Army Responsible for Detention Camps
This post is also available in: Bosnian
As he continues testifying at Radovan Karadzic’s trial, Mico Stanisic says that detention camps for Bosniaks and Croats were not under the responsibility of police, but the Republika Srpska Army, VRS, and municipal crisis committees, in the summer of 1992.
When asked why he had never ordered dismissal of those detention camps, former Minister of Internal Affairs of Republika Srpska Stanisic said: “Because I did not issue a decision for establishment of any of them…Those who formed them should have dismissed them”.
He specified that those were VRS and crisis committees, adding that “the Ministry of Internal Affairs (MUP) separated itself from that, as per my order.”
Stanisic said that he received the first detailed information, saying that there “were problems” in the detention camp, only in mid-July 1992, adding that he then undertook measures to “eliminate those centres and lawless detention camps”. He said that he gave several orders to policemen, who guarded those detention camps, “not to interact with detainees” and to treat them in accordance with the law.
“All these pressures resulted in the dismissal of the detention camps,” Stanisic said.
Last year The Hague Tribunal pronounced a first instance verdict, sentencing Stanisic to 22 years in prison for the persecution, murder and other crimes against the non-Serb population in 1992, including crimes committed in Omarska, Keraterm and Trnopolje detention camps, near Prijedor.

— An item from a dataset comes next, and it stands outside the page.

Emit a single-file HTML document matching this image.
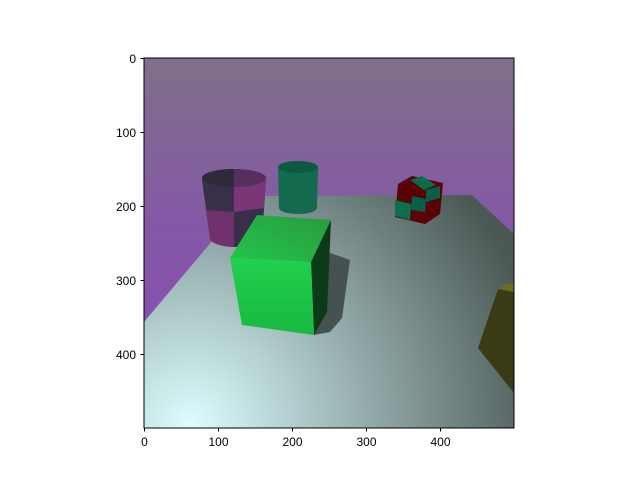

The indictment charges Karadzic, former President of Republika Srpska and supreme Commander of VRS, with the persecution of Bosniaks and Croats throughout Bosnia and Herzegovina. Prijedor is one of the seven municipalities, where the persecution reached the scale of genocide, as alleged under the indictment. Besides that, Karadzic is on trial for genocide in Srebrenica, terror against citizens in Sarajevo and taking UNPROFOR members hostage.
The prosecutors presented Stanisic with an official letter sent to him by Stojan Zupljanin, Police Chief in Banja Luka, in July 1992. The letter says that “many people, who are not interesting from the security aspect and can be treated as hostages” are among the large number of captured Bosniaks. It further says that those people were “guarded by reserve and regular police forces”.
However, Stanisic said that, by the mentioned letter, Zupljanin sent a message that the captives “cannot be treated as hostages”. The Tribunal sentenced Zupljanin to 22 years in prison for the same crimes as Stanisic.
The witness did not deny that police units included “thieves and criminals” too, but he said that this was a consequence of uncontrolled admission to reserve police forces, adding that municipal crisis committees were responsible for that.
“There were all sorts of things in the beginning, during the establishment of MUP… That is why we had to clean what we encountered,” Stanisic said.
When asked whether those reserve policemen, criminals, were used for forced collection and movement of the non-Serb population, Stanisic said that such things “probably happened”, but he “did not know that at that moment”.
The Hague Prosecution is due to complete the cross-examination of Stanisic on Wednesday, February 5.